§ **Your objective**:
Pictures are not part of the copy. Retype the lines from the first one through the line that contains "title=None)".

§ **Dataset extract**:
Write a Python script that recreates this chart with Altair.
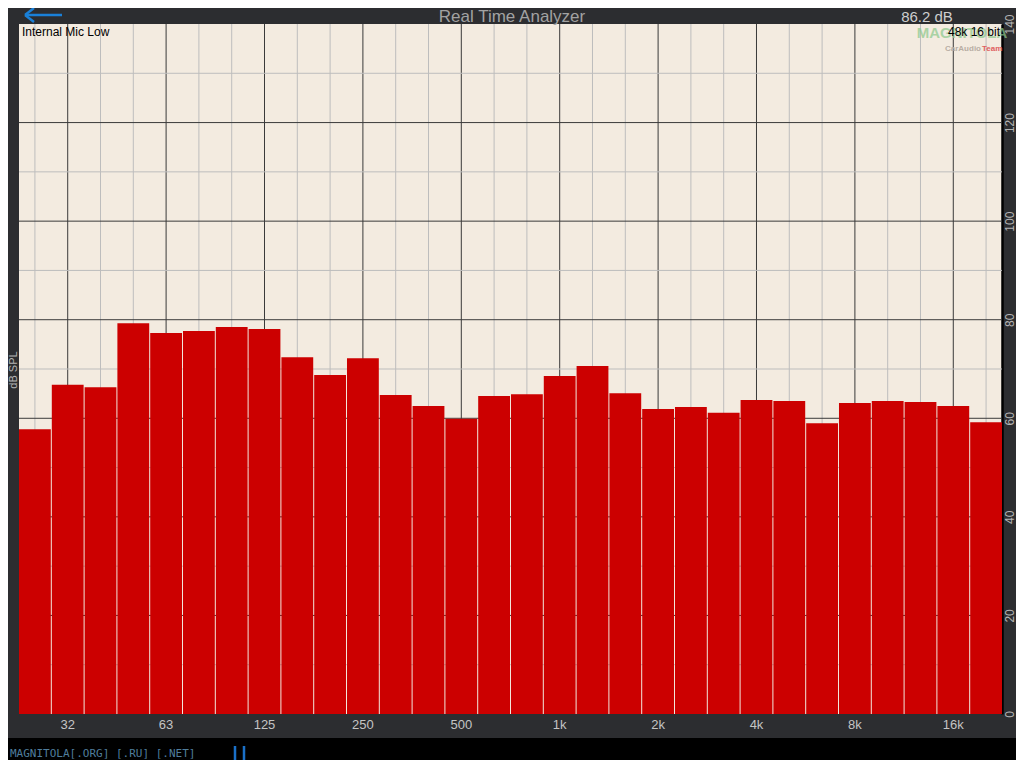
import altair as alt
import pandas as pd

# 1/3-octave band centres (Hz)
bands = ["25", "31.5", "40", "50", "63", "80", "100", "125", "160", "200",
         "250", "315", "400", "500", "630", "800", "1k", "1.25k", "1.6k", "2k",
         "2.5k", "3.15k", "4k", "5k", "6.3k", "8k", "10k", "12.5k", "16k", "20k"]
# levels in dB SPL
levels = [57.8, 66.8, 66.3, 79.3, 77.3, 77.7, 78.5, 78.1, 72.4, 68.8,
          72.2, 64.7, 62.5, 59.9, 64.5, 64.9, 68.6, 70.6, 65.1, 61.9,
          62.3, 61.1, 63.7, 63.5, 59.0, 63.1, 63.5, 63.3, 62.5, 59.2]
# axis labels shown under octave bands
tick_labels = ["", "32", "", "", "63", "", "", "125", "", "",
               "250", "", "", "500", "", "", "1k", "", "", "2k",
               "", "", "4k", "", "", "8k", "", "", "16k", ""]
octave = [l != "" for l in tick_labels]
y_ticks = [0, 20, 40, 60, 80, 100, 120, 140]
h_grid = [10, 20, 30, 40, 50, 60, 70, 80, 90, 100, 110, 120, 130]

FONT = "Liberation Sans"
BG = "#2c2d30"

df = pd.DataFrame({"band": bands, "level": levels, "label": tick_labels,
                   "octave": octave})
hg = pd.DataFrame({"v": h_grid, "dark": [v % 20 == 0 for v in h_grid]})

xenc = alt.X("band:N", sort=bands, axis=None,
             scale=alt.Scale(paddingInner=0.03, paddingOuter=0))
yscale = alt.Scale(domain=[0, 140], nice=False, zero=True)
yaxis = alt.Axis(orient="right", values=y_ticks, grid=False, ticks=False,
                 domainColor="black", domainWidth=2.5, labelAngle=270,
                 labelAlign="center", labelBaseline="top", labelPadding=2,
                 labelColor="#b4b4b4", labelFontSize=12, labelFont=FONT,
                 title=None)

vgrid = alt.Chart(df).mark_rule(strokeWidth=1).encode(
    x=xenc,
    color=alt.condition("datum.octave", alt.value("#3a3a3a"), alt.value("#bdbdbd")),
)
hgrid = alt.Chart(hg).mark_rule(strokeWidth=1).encode(
    y=alt.Y("v:Q", scale=yscale, axis=yaxis),
    color=alt.condition("datum.dark", alt.value("#3a3a3a"), alt.value("#bdbdbd")),
)

bars = alt.Chart(df).mark_bar(color="#cc0000").encode(
    x=xenc,
    y=alt.Y("level:Q", scale=yscale, axis=yaxis),
)

xlabels = alt.Chart(df).mark_text(font=FONT, fontSize=13, color="#c4c4c4").encode(
    x=xenc, y=alt.value(701), text="label:N")

def txt(s, x, y, font=FONT, **kw):
    return alt.Chart(pd.DataFrame({"t": [s]})).mark_text(font=font, **kw).encode(
        x=alt.value(x), y=alt.value(y), text="t:N")

def seg(x, y, x2, y2, color, w):
    return alt.Chart(pd.DataFrame({"a": [0]})).mark_rule(color=color, strokeWidth=w).encode(
        x=alt.value(x), y=alt.value(y), x2=alt.value(x2), y2=alt.value(y2))

bottom_strip = alt.Chart(pd.DataFrame({"a": [0]})).mark_rect(color="black").encode(
    x=alt.value(-19), x2=alt.value(1010), y=alt.value(714), y2=alt.value(740))

layers = [
    vgrid, hgrid, bars, xlabels, bottom_strip,
    txt("MAGNITOLA", 943, 9, fontSize=15, fontWeight="bold", color="#8cc88c",
        opacity=0.7),
    txt("Real Time Analyzer", 493, -7, fontSize=17, color="#a2a2a2"),
    txt("86.2 dB", 908, -7, fontSize=15, color="#cfcfcf"),
    txt("dB SPL", -5, 346, fontSize=11, color="#b4b4b4", angle=270),
    txt("Internal Mic Low", 3, 8, fontSize=12, color="black", align="left"),
    txt("48k 16 bit", 981, 8, fontSize=12, color="black", align="right"),
    txt("CarAudio", 962, 25, fontSize=8, fontWeight="bold", color="#b8aea4", align="right"),
    txt("Team", 963, 25, fontSize=8, fontWeight="bold", color="#e06060", align="left"),
    txt("MAGNITOLA[.ORG] [.RU] [.NET]", -9, 730, fontSize=11, color="#4f7d9c",
        align="left", font="DejaVu Sans Mono"),
    seg(216, 722, 216, 738, "#1a70c8", 2.5),
    seg(225, 722, 225, 738, "#1a70c8", 2.5),
    seg(6, -9, 43, -9, "#1a80d8", 2.5),
    seg(6, -9, 15, -16, "#1a80d8", 2.5),
    seg(6, -9, 15, -2, "#1a80d8", 2.5),
]

chart = alt.layer(*layers).properties(
    width=983, height=690,
    padding={"left": 11, "top": 16, "right": 14, "bottom": 46},
    autosize=alt.AutoSizeParams(type="none"),
    background=BG,
).configure_view(fill="#f3ebe0", strokeWidth=0)

chart.save("out.html", embed_options={"renderer": "svg", "actions": False})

§ **Output of the task**:
Write a Python script that recreates this chart with Altair.
import altair as alt
import pandas as pd

# 1/3-octave band centres (Hz)
bands = ["25", "31.5", "40", "50", "63", "80", "100", "125", "160", "200",
         "250", "315", "400", "500", "630", "800", "1k", "1.25k", "1.6k", "2k",
         "2.5k", "3.15k", "4k", "5k", "6.3k", "8k", "10k", "12.5k", "16k", "20k"]
# levels in dB SPL
levels = [57.8, 66.8, 66.3, 79.3, 77.3, 77.7, 78.5, 78.1, 72.4, 68.8,
          72.2, 64.7, 62.5, 59.9, 64.5, 64.9, 68.6, 70.6, 65.1, 61.9,
          62.3, 61.1, 63.7, 63.5, 59.0, 63.1, 63.5, 63.3, 62.5, 59.2]
# axis labels shown under octave bands
tick_labels = ["", "32", "", "", "63", "", "", "125", "", "",
               "250", "", "", "500", "", "", "1k", "", "", "2k",
               "", "", "4k", "", "", "8k", "", "", "16k", ""]
octave = [l != "" for l in tick_labels]
y_ticks = [0, 20, 40, 60, 80, 100, 120, 140]
h_grid = [10, 20, 30, 40, 50, 60, 70, 80, 90, 100, 110, 120, 130]

FONT = "Liberation Sans"
BG = "#2c2d30"

df = pd.DataFrame({"band": bands, "level": levels, "label": tick_labels,
                   "octave": octave})
hg = pd.DataFrame({"v": h_grid, "dark": [v % 20 == 0 for v in h_grid]})

xenc = alt.X("band:N", sort=bands, axis=None,
             scale=alt.Scale(paddingInner=0.03, paddingOuter=0))
yscale = alt.Scale(domain=[0, 140], nice=False, zero=True)
yaxis = alt.Axis(orient="right", values=y_ticks, grid=False, ticks=False,
                 domainColor="black", domainWidth=2.5, labelAngle=270,
                 labelAlign="center", labelBaseline="top", labelPadding=2,
                 labelColor="#b4b4b4", labelFontSize=12, labelFont=FONT,
                 title=None)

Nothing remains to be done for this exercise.